The Ministry of Education budget breakdown shows that the operational funding for school divisions does not keep up with inflation, and in many cases school divisions will be facing cuts.
“The government is quick to brag that funding for education has never been higher. But an increase of 2.5 percent does not come close to covering inflationary and enrolment increases. Four school divisions are seeing outright funding cuts at a time where the province has a $1 billion surplus,” said Omar Murray, chair of CUPE Saskatchewan’s Education Workers’ Steering Committee. “It is unacceptable. Northwest School Division will see a 0.4% cut, Light of Christ, and Holy Family both saw cuts of 1.1% and 0.9% respectively, and Sun West School Division is faced with a whopping 6.2% cut.”
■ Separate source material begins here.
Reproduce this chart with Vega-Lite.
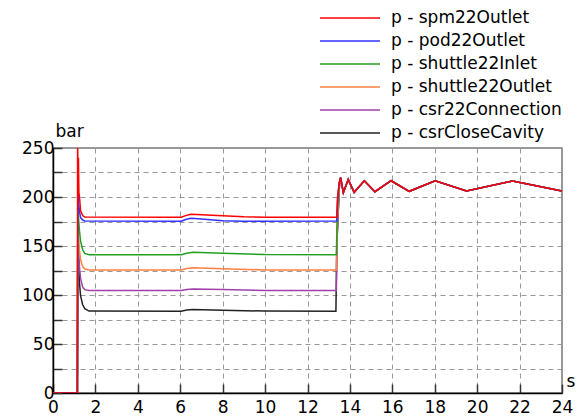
{
  "$schema": "https://vega.github.io/schema/vega-lite/v6.json",
  "width": 509,
  "height": 245,
  "autosize": "none",
  "padding": {"left": 53, "top": 148, "right": 20, "bottom": 25},
  "background": "white",
  "config": {
    "font": "DejaVu Sans",
    "view": {"stroke": "#777777", "strokeWidth": 1.5},
    "axis": {
      "labelFont": "DejaVu Sans",
      "titleFont": "DejaVu Sans",
      "labelFontSize": 17,
      "titleFontSize": 17,
      "titleFontWeight": "normal",
      "labelColor": "#000000",
      "titleColor": "#000000",
      "domainColor": "#000000",
      "domainWidth": 1.5,
      "tickColor": "#333333",
      "tickWidth": 1.5,
      "tickSize": -9,
      "gridColor": "#999999",
      "gridDash": [5, 4],
      "gridWidth": 1
    }
  },
  "data": {
    "values": [
      {"s": "p - csrCloseCavity", "t": 0, "v": 0},
      {"s": "p - csrCloseCavity", "t": 1.15, "v": 0},
      {"s": "p - csrCloseCavity", "t": 1.17, "v": 170},
      {"s": "p - csrCloseCavity", "t": 1.2, "v": 140},
      {"s": "p - csrCloseCavity", "t": 1.25, "v": 112},
      {"s": "p - csrCloseCavity", "t": 1.3, "v": 99},
      {"s": "p - csrCloseCavity", "t": 1.4, "v": 90},
      {"s": "p - csrCloseCavity", "t": 1.5, "v": 86},
      {"s": "p - csrCloseCavity", "t": 1.7, "v": 83.6},
      {"s": "p - csrCloseCavity", "t": 6.05, "v": 83.5},
      {"s": "p - csrCloseCavity", "t": 6.3, "v": 84.6},
      {"s": "p - csrCloseCavity", "t": 6.6, "v": 85.2},
      {"s": "p - csrCloseCavity", "t": 8, "v": 84.5},
      {"s": "p - csrCloseCavity", "t": 10, "v": 83.6},
      {"s": "p - csrCloseCavity", "t": 13.34, "v": 83.5},
      {"s": "p - csrCloseCavity", "t": 13.38, "v": 150},
      {"s": "p - csrCloseCavity", "t": 13.5, "v": 210},
      {"s": "p - csrCloseCavity", "t": 13.56, "v": 219.7},
      {"s": "p - csrCloseCavity", "t": 13.69, "v": 204.4},
      {"s": "p - csrCloseCavity", "t": 13.92, "v": 218},
      {"s": "p - csrCloseCavity", "t": 14.2, "v": 204.8},
      {"s": "p - csrCloseCavity", "t": 14.68, "v": 216.6},
      {"s": "p - csrCloseCavity", "t": 15.18, "v": 205.4},
      {"s": "p - csrCloseCavity", "t": 15.94, "v": 216.6},
      {"s": "p - csrCloseCavity", "t": 16.8, "v": 205.8},
      {"s": "p - csrCloseCavity", "t": 18.02, "v": 216.6},
      {"s": "p - csrCloseCavity", "t": 19.5, "v": 206.1},
      {"s": "p - csrCloseCavity", "t": 21.67, "v": 216.3},
      {"s": "p - csrCloseCavity", "t": 24, "v": 206},

      {"s": "p - csr22Connection", "t": 0, "v": 0},
      {"s": "p - csr22Connection", "t": 1.15, "v": 0},
      {"s": "p - csr22Connection", "t": 1.17, "v": 180},
      {"s": "p - csr22Connection", "t": 1.2, "v": 150},
      {"s": "p - csr22Connection", "t": 1.25, "v": 128},
      {"s": "p - csr22Connection", "t": 1.3, "v": 117},
      {"s": "p - csr22Connection", "t": 1.4, "v": 108},
      {"s": "p - csr22Connection", "t": 1.5, "v": 105.5},
      {"s": "p - csr22Connection", "t": 1.7, "v": 104.5},
      {"s": "p - csr22Connection", "t": 6.05, "v": 104.5},
      {"s": "p - csr22Connection", "t": 6.3, "v": 105.6},
      {"s": "p - csr22Connection", "t": 6.6, "v": 106.2},
      {"s": "p - csr22Connection", "t": 8, "v": 105.5},
      {"s": "p - csr22Connection", "t": 10, "v": 104.6},
      {"s": "p - csr22Connection", "t": 13.36, "v": 104.5},
      {"s": "p - csr22Connection", "t": 13.4, "v": 160},
      {"s": "p - csr22Connection", "t": 13.5, "v": 210},
      {"s": "p - csr22Connection", "t": 13.56, "v": 219.7},
      {"s": "p - csr22Connection", "t": 13.69, "v": 204.4},
      {"s": "p - csr22Connection", "t": 13.92, "v": 218},
      {"s": "p - csr22Connection", "t": 14.2, "v": 204.8},
      {"s": "p - csr22Connection", "t": 14.68, "v": 216.6},
      {"s": "p - csr22Connection", "t": 15.18, "v": 205.4},
      {"s": "p - csr22Connection", "t": 15.94, "v": 216.6},
      {"s": "p - csr22Connection", "t": 16.8, "v": 205.8},
      {"s": "p - csr22Connection", "t": 18.02, "v": 216.6},
      {"s": "p - csr22Connection", "t": 19.5, "v": 206.1},
      {"s": "p - csr22Connection", "t": 21.67, "v": 216.3},
      {"s": "p - csr22Connection", "t": 24, "v": 206},

      {"s": "p - shuttle22Outlet", "t": 0, "v": 0},
      {"s": "p - shuttle22Outlet", "t": 1.15, "v": 0},
      {"s": "p - shuttle22Outlet", "t": 1.17, "v": 190},
      {"s": "p - shuttle22Outlet", "t": 1.2, "v": 160},
      {"s": "p - shuttle22Outlet", "t": 1.25, "v": 145},
      {"s": "p - shuttle22Outlet", "t": 1.3, "v": 136},
      {"s": "p - shuttle22Outlet", "t": 1.4, "v": 129},
      {"s": "p - shuttle22Outlet", "t": 1.5, "v": 126.5},
      {"s": "p - shuttle22Outlet", "t": 1.7, "v": 125.5},
      {"s": "p - shuttle22Outlet", "t": 6.05, "v": 125.5},
      {"s": "p - shuttle22Outlet", "t": 6.3, "v": 127},
      {"s": "p - shuttle22Outlet", "t": 6.6, "v": 127.8},
      {"s": "p - shuttle22Outlet", "t": 8, "v": 126.8},
      {"s": "p - shuttle22Outlet", "t": 10, "v": 125.6},
      {"s": "p - shuttle22Outlet", "t": 13.36, "v": 125.5},
      {"s": "p - shuttle22Outlet", "t": 13.4, "v": 170},
      {"s": "p - shuttle22Outlet", "t": 13.5, "v": 212},
      {"s": "p - shuttle22Outlet", "t": 13.56, "v": 219.7},
      {"s": "p - shuttle22Outlet", "t": 13.69, "v": 204.4},
      {"s": "p - shuttle22Outlet", "t": 13.92, "v": 218},
      {"s": "p - shuttle22Outlet", "t": 14.2, "v": 204.8},
      {"s": "p - shuttle22Outlet", "t": 14.68, "v": 216.6},
      {"s": "p - shuttle22Outlet", "t": 15.18, "v": 205.4},
      {"s": "p - shuttle22Outlet", "t": 15.94, "v": 216.6},
      {"s": "p - shuttle22Outlet", "t": 16.8, "v": 205.8},
      {"s": "p - shuttle22Outlet", "t": 18.02, "v": 216.6},
      {"s": "p - shuttle22Outlet", "t": 19.5, "v": 206.1},
      {"s": "p - shuttle22Outlet", "t": 21.67, "v": 216.3},
      {"s": "p - shuttle22Outlet", "t": 24, "v": 206},

      {"s": "p - shuttle22Inlet", "t": 0, "v": 0},
      {"s": "p - shuttle22Inlet", "t": 1.15, "v": 0},
      {"s": "p - shuttle22Inlet", "t": 1.17, "v": 200},
      {"s": "p - shuttle22Inlet", "t": 1.2, "v": 180},
      {"s": "p - shuttle22Inlet", "t": 1.25, "v": 165},
      {"s": "p - shuttle22Inlet", "t": 1.3, "v": 155},
      {"s": "p - shuttle22Inlet", "t": 1.4, "v": 146},
      {"s": "p - shuttle22Inlet", "t": 1.5, "v": 142.5},
      {"s": "p - shuttle22Inlet", "t": 1.7, "v": 141},
      {"s": "p - shuttle22Inlet", "t": 6.05, "v": 141},
      {"s": "p - shuttle22Inlet", "t": 6.3, "v": 142.5},
      {"s": "p - shuttle22Inlet", "t": 6.6, "v": 143.5},
      {"s": "p - shuttle22Inlet", "t": 8, "v": 142.5},
      {"s": "p - shuttle22Inlet", "t": 10, "v": 141.3},
      {"s": "p - shuttle22Inlet", "t": 13.36, "v": 141},
      {"s": "p - shuttle22Inlet", "t": 13.4, "v": 180},
      {"s": "p - shuttle22Inlet", "t": 13.5, "v": 215},
      {"s": "p - shuttle22Inlet", "t": 13.56, "v": 219.7},
      {"s": "p - shuttle22Inlet", "t": 13.69, "v": 204.4},
      {"s": "p - shuttle22Inlet", "t": 13.92, "v": 218},
      {"s": "p - shuttle22Inlet", "t": 14.2, "v": 204.8},
      {"s": "p - shuttle22Inlet", "t": 14.68, "v": 216.6},
      {"s": "p - shuttle22Inlet", "t": 15.18, "v": 205.4},
      {"s": "p - shuttle22Inlet", "t": 15.94, "v": 216.6},
      {"s": "p - shuttle22Inlet", "t": 16.8, "v": 205.8},
      {"s": "p - shuttle22Inlet", "t": 18.02, "v": 216.6},
      {"s": "p - shuttle22Inlet", "t": 19.5, "v": 206.1},
      {"s": "p - shuttle22Inlet", "t": 21.67, "v": 216.3},
      {"s": "p - shuttle22Inlet", "t": 24, "v": 206},

      {"s": "p - pod22Outlet", "t": 0, "v": 0},
      {"s": "p - pod22Outlet", "t": 1.15, "v": 0},
      {"s": "p - pod22Outlet", "t": 1.17, "v": 215},
      {"s": "p - pod22Outlet", "t": 1.2, "v": 195},
      {"s": "p - pod22Outlet", "t": 1.25, "v": 185},
      {"s": "p - pod22Outlet", "t": 1.3, "v": 179},
      {"s": "p - pod22Outlet", "t": 1.4, "v": 176.5},
      {"s": "p - pod22Outlet", "t": 1.5, "v": 175.5},
      {"s": "p - pod22Outlet", "t": 6.05, "v": 175.3},
      {"s": "p - pod22Outlet", "t": 6.25, "v": 177},
      {"s": "p - pod22Outlet", "t": 6.5, "v": 178.3},
      {"s": "p - pod22Outlet", "t": 7, "v": 177.5},
      {"s": "p - pod22Outlet", "t": 8, "v": 175.8},
      {"s": "p - pod22Outlet", "t": 9, "v": 175.3},
      {"s": "p - pod22Outlet", "t": 13.38, "v": 175.5},
      {"s": "p - pod22Outlet", "t": 13.42, "v": 200},
      {"s": "p - pod22Outlet", "t": 13.5, "v": 215},
      {"s": "p - pod22Outlet", "t": 13.56, "v": 219.7},
      {"s": "p - pod22Outlet", "t": 13.69, "v": 204.4},
      {"s": "p - pod22Outlet", "t": 13.92, "v": 218},
      {"s": "p - pod22Outlet", "t": 14.2, "v": 204.8},
      {"s": "p - pod22Outlet", "t": 14.68, "v": 216.6},
      {"s": "p - pod22Outlet", "t": 15.18, "v": 205.4},
      {"s": "p - pod22Outlet", "t": 15.94, "v": 216.6},
      {"s": "p - pod22Outlet", "t": 16.8, "v": 205.8},
      {"s": "p - pod22Outlet", "t": 18.02, "v": 216.6},
      {"s": "p - pod22Outlet", "t": 19.5, "v": 206.1},
      {"s": "p - pod22Outlet", "t": 21.67, "v": 216.3},
      {"s": "p - pod22Outlet", "t": 24, "v": 206},

      {"s": "p - spm22Outlet", "t": 0, "v": 0},
      {"s": "p - spm22Outlet", "t": 1.15, "v": 0},
      {"s": "p - spm22Outlet", "t": 1.16, "v": 262},
      {"s": "p - spm22Outlet", "t": 1.18, "v": 215},
      {"s": "p - spm22Outlet", "t": 1.2, "v": 240},
      {"s": "p - spm22Outlet", "t": 1.22, "v": 205},
      {"s": "p - spm22Outlet", "t": 1.25, "v": 200},
      {"s": "p - spm22Outlet", "t": 1.3, "v": 186},
      {"s": "p - spm22Outlet", "t": 1.4, "v": 181},
      {"s": "p - spm22Outlet", "t": 1.5, "v": 179.5},
      {"s": "p - spm22Outlet", "t": 6.05, "v": 179.3},
      {"s": "p - spm22Outlet", "t": 6.25, "v": 181},
      {"s": "p - spm22Outlet", "t": 6.5, "v": 182.3},
      {"s": "p - spm22Outlet", "t": 7.5, "v": 181.5},
      {"s": "p - spm22Outlet", "t": 9, "v": 179.8},
      {"s": "p - spm22Outlet", "t": 10, "v": 179.3},
      {"s": "p - spm22Outlet", "t": 13.38, "v": 179.3},
      {"s": "p - spm22Outlet", "t": 13.42, "v": 200},
      {"s": "p - spm22Outlet", "t": 13.5, "v": 215},
      {"s": "p - spm22Outlet", "t": 13.56, "v": 219.7},
      {"s": "p - spm22Outlet", "t": 13.69, "v": 204.4},
      {"s": "p - spm22Outlet", "t": 13.92, "v": 218},
      {"s": "p - spm22Outlet", "t": 14.2, "v": 204.8},
      {"s": "p - spm22Outlet", "t": 14.68, "v": 216.6},
      {"s": "p - spm22Outlet", "t": 15.18, "v": 205.4},
      {"s": "p - spm22Outlet", "t": 15.94, "v": 216.6},
      {"s": "p - spm22Outlet", "t": 16.8, "v": 205.8},
      {"s": "p - spm22Outlet", "t": 18.02, "v": 216.6},
      {"s": "p - spm22Outlet", "t": 19.5, "v": 206.1},
      {"s": "p - spm22Outlet", "t": 21.67, "v": 216.3},
      {"s": "p - spm22Outlet", "t": 24, "v": 206}
    ]
  },
  "mark": {"type": "line", "strokeWidth": 1.5, "clip": true, "interpolate": "linear"},
  "encoding": {
    "x": {
      "field": "t",
      "type": "quantitative",
      "scale": {"domain": [0, 24], "nice": false, "zero": false},
      "axis": {
        "values": [0, 2, 4, 6, 8, 10, 12, 14, 16, 18, 20, 22, 24],
        "title": "s",
        "titleAngle": 0,
        "titleAlign": "left",
        "titleBaseline": "middle",
        "titleX": 513,
        "titleY": -12,
        "labelPadding": 15,
        "labelFlush": false,
        "grid": true
      }
    },
    "y": {
      "field": "v",
      "type": "quantitative",
      "scale": {"domain": [0, 250], "nice": false},
      "axis": {
        "values": [0, 25, 50, 75, 100, 125, 150, 175, 200, 225, 250],
        "labelExpr": "datum.value % 50 == 0 ? datum.label : ''",
        "title": "bar",
        "titleAngle": 0,
        "titleAlign": "left",
        "titleBaseline": "bottom",
        "titleX": 2,
        "titleY": -8,
        "labelPadding": 8,
        "labelFlush": false,
        "grid": true
      }
    },
    "color": {
      "field": "s",
      "type": "nominal",
      "scale": {
        "domain": ["p - spm22Outlet", "p - pod22Outlet", "p - shuttle22Inlet", "p - shuttle22Outlet", "p - csr22Connection", "p - csrCloseCavity"],
        "range": ["#ff0000", "#3333ff", "#22a022", "#ff8040", "#a040a8", "#222222"]
      },
      "legend": {
        "title": null,
        "orient": "none",
        "legendX": 256,
        "legendY": -141,
        "symbolType": "M0,0H6",
        "symbolSize": 400,
        "symbolStrokeWidth": 1.5,
        "labelFontSize": 17,
        "labelFont": "DejaVu Sans",
        "labelColor": "#000000",
        "labelOffset": 60,
        "labelLimit": 300,
        "rowPadding": 4
      }
    }
  }
}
Saskatchewan’s Consumer Price Index (CPI) increased by 5.7% from February 2022 to February 2023. Several school divisions received meager funding increases between .03% and 2.5% – well below the rate of inflation. These include Northern Lights School Division, Ile a la Crosse School Division, Prince Albert RCSSD, Saskatchewan Rivers School Division and South East Cornerstone School Division.
“A funding increase that does not keep up with inflation is a cut. The education sector has been starved for funding for years,” added Murray. “The impact this budget will have on the education sector is clear: less supports for students and more stress and uncertainty for those working in the sector.”
CUPE continues to be concerned about the provincial funding for private independent schools. This budget increases funding for private schools to $17.6 million.
“This government continues to neglect the public education sector in favour of private schools and has now launched a questionable online learning crown with a price tag of $23 million. This money could be better utilized supporting the public education system,” said Murray.
CUPE is calling for an end to private school funding, and an immediate increase in education funding.
“As support staff, we have already seen years of layoffs, reduction in hours and loss of specialized supports for students. Education support staff are the heart of our schools, but we can’t keep providing the same levels of support under a government that continues to underfund and undervalue public education. Our government needs to step up with more funding for our children’s future,” concluded Murray.
CUPE represents 7,000 education support workers in the following classifications: education assistants, library assistants and technicians, custodians, tradespeople, school secretaries, bus drivers, social workers and computer technicians, along with many other classifications.